Bug 1029886

Summary: [vdsm] [backup-api] It takes very long time (more than 1 hour) to VM with transient volume to get into 'pause' state when it cannot see its attached disk
Product: Red Hat Enterprise Virtualization Manager Reporter: Elad <ebenahar>
Component: vdsmAssignee: Federico Simoncelli <fsimonce>
Status: CLOSED NOTABUG QA Contact: Aharon Canan <acanan>
Severity: high Docs Contact:
Priority: unspecified    
Version: 3.3.0CC: abaron, amureini, bazulay, iheim, lpeer, scohen, yeylon
Target Milestone: ---Keywords: Triaged
Target Release: 3.4.0   
Hardware: x86_64   
OS: Unspecified   
Whiteboard: storage
Fixed In Version: Doc Type: Bug Fix
Doc Text:
Story Points: ---
Clone Of: Environment:
Last Closed: 2014-02-16 09:26:35 UTC Type: Bug
Regression: --- Mount Type: ---
Documentation: --- CRM:
Verified Versions: Category: ---
oVirt Team: Storage RHEL 7.3 requirements from Atomic Host:
Cloudforms Team: --- Target Upstream Version:
Attachments:
Description Flags
logs
none
logs2
none
logs3 none

Description Elad 2013-11-13 13:16:02 UTC
Created attachment 823400 [details]
logs

Description of problem:
Backup-API:
When we have a VM that has an attached disk snapshot from another VM, and the disk in no longer accessible to that VM due to connectivity block to the storage domain, the VM does not enter to 'pause' state, the VM is still reported as 'up'.

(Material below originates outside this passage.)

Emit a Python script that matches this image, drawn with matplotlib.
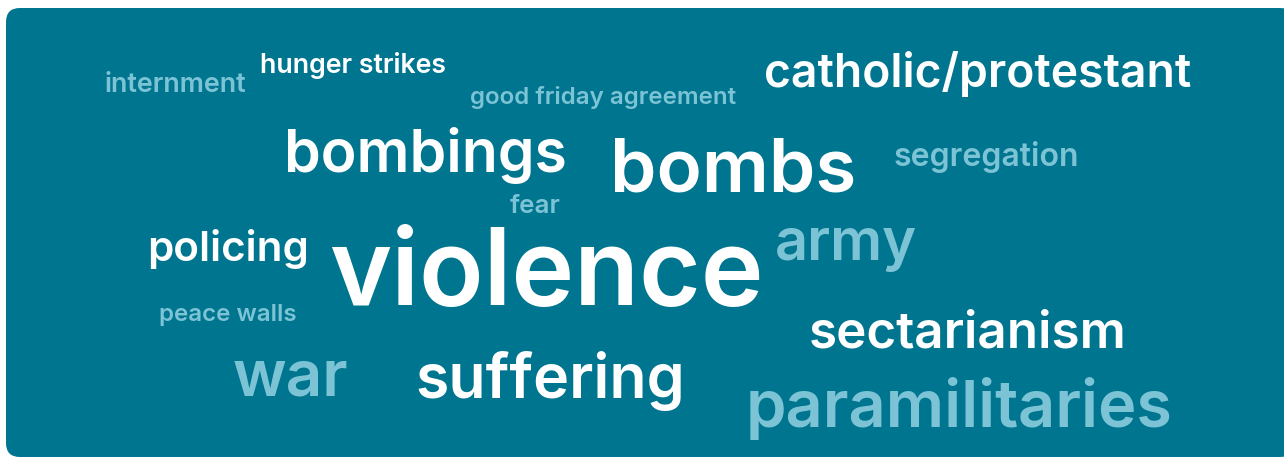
import matplotlib
matplotlib.use("Agg")
import matplotlib.pyplot as plt
from matplotlib.patches import FancyBboxPatch

# word cloud data: words, colour group (0 = white, 1 = light)
words = ["internment", "hunger strikes", "good friday agreement",
         "catholic/protestant", "bombings", "bombs", "segregation", "fear",
         "policing", "violence", "army", "peace walls", "sectarianism",
         "war", "suffering", "paramilitaries"]
groups = [1, 0, 1, 0, 0, 0, 1, 1, 0, 0, 1, 1, 0, 1, 0, 1]

# layout: left x, baseline y, target width (pixels)
lefts = [105, 261, 472, 767, 286, 611, 895, 510, 148, 333, 776, 160, 811, 233, 417, 748]
bases = [92, 73, 104, 87, 172, 192, 166, 213, 261, 305, 260, 321, 347, 395, 398, 427]
widths = [140, 184, 263, 421, 279, 243, 183, 50, 160, 430, 140, 136, 313, 114, 266, 421]

BG = "#00758f"
COLORS = ["#ffffff", "#7cc4d5"]

W, H = 1284, 458
fig = plt.figure(figsize=(W / 100, H / 100), dpi=100)
ax = fig.add_axes([0, 0, 1, 1])
ax.set_xlim(0, W)
ax.set_ylim(H, 0)
ax.axis("off")

# rounded panel
panel = FancyBboxPatch((6 + 14, 8 + 14), 1300 - 40, 449 - 28,
                       boxstyle="round,pad=14", fc=BG, ec="none")
ax.add_patch(panel)

renderer = fig.canvas.get_renderer()
for w, g, x, y, tw in zip(words, groups, lefts, bases, widths):
    t = ax.text(x, y, w, color=COLORS[g], fontsize=20, family="Inter",
                weight="semibold", ha="left", va="baseline")
    bb = t.get_window_extent(renderer)
    # extent includes side bearings, so aim a little wider
    scale = 1.015 * tw / bb.width
    t.set_fontsize(20 * scale)
    t.set_x(x - 0.006 * tw)

fig.savefig("out.png", dpi=100)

Version-Release number of selected component (if applicable):
3.3 - is22
vdsm-4.13.0-0.7.beta1.el6ev.x86_64
rhevm-3.3.0-0.32.beta1.el6ev.noarch
libvirt-0.10.2-29.el6.x86_64
qemu-kvm-rhev-0.12.1.2-2.415.el6.x86_64

How reproducible:
100%

Steps to Reproduce:
On a block/file pool with 1 host:                                                                
1. create a VM with disk and create a snapshot to the VM
2. create another VM and attach the disk snapshot from the first VM to it (using REST)
3. block connectivity from the SPM to the storage server which the first VM disk is located in. 

Actual results:
VM state does not changes to 'pause' even though vdsm reports that it cannot get the VM disk status:

GuestMonitor-bs-nfs::DEBUG::2013-11-13 15:08:02,572::vm::643::vm.Vm::(_getDiskStats) vmId=`8c773b09-c28c-414a-b99f-10d0aa956d58`::Disk vda stats not available

VM is reported as 'up' by VDSM:

[root@nott-vds1 transient]# vdsClient -s 0 list table
8c773b09-c28c-414a-b99f-10d0aa956d58  19335  bs-nfs               Up

Expected results:
After around 10 minutes, the VM state should be moved to 'pause' because it cannot see its disk.

Additional info: logs

Comment 1 Elad 2013-11-13 14:24:29 UTC
Created attachment 823468 [details]
logs2

Comment 2 Elad 2013-11-13 14:31:03 UTC
Created attachment 823470 [details]
logs3

After more than 1 hour, the VM entered to 'pause'.


Updated logs and screenshot attached. (logs3)

Comment 3 Federico Simoncelli 2013-11-15 17:55:06 UTC
This is highly dependent on what was the IO workload in the guest. If the guest is not reading any offset that should come from the storage domain (vs. the local transient layer) then the guest will never pause.

"Disk vda stats not available" are perfectly normal (in any situation), it just means that we haven't collected enough (or the relevant) data to provide the statistics.

I can look more into these messages but they seems unrelated to blocking the storage connectivity (in fact they persist even after you unblock it).

Comment 4 Ayal Baron 2013-11-17 10:31:45 UTC
1. vdsm does not pause VMs.  qemu does
2. a guest will only pause if the storage layer returned EIO, which would only happen after I/O to the problematic device has been sent and even then it takes a while until the storage layer gives up.

So either there is no bug here, or it should be moved to qemu (although you need to show that some I/O has actually dispatched to the problematic device)

Comment 5 Ayal Baron 2014-02-16 09:26:35 UTC
There is nothing for vdsm to do here.  If this reproduces, feel free to open on qemu to check if there is a problem (although in general it is likely that your vm simply did not try to access the disk and did not hit an EIO).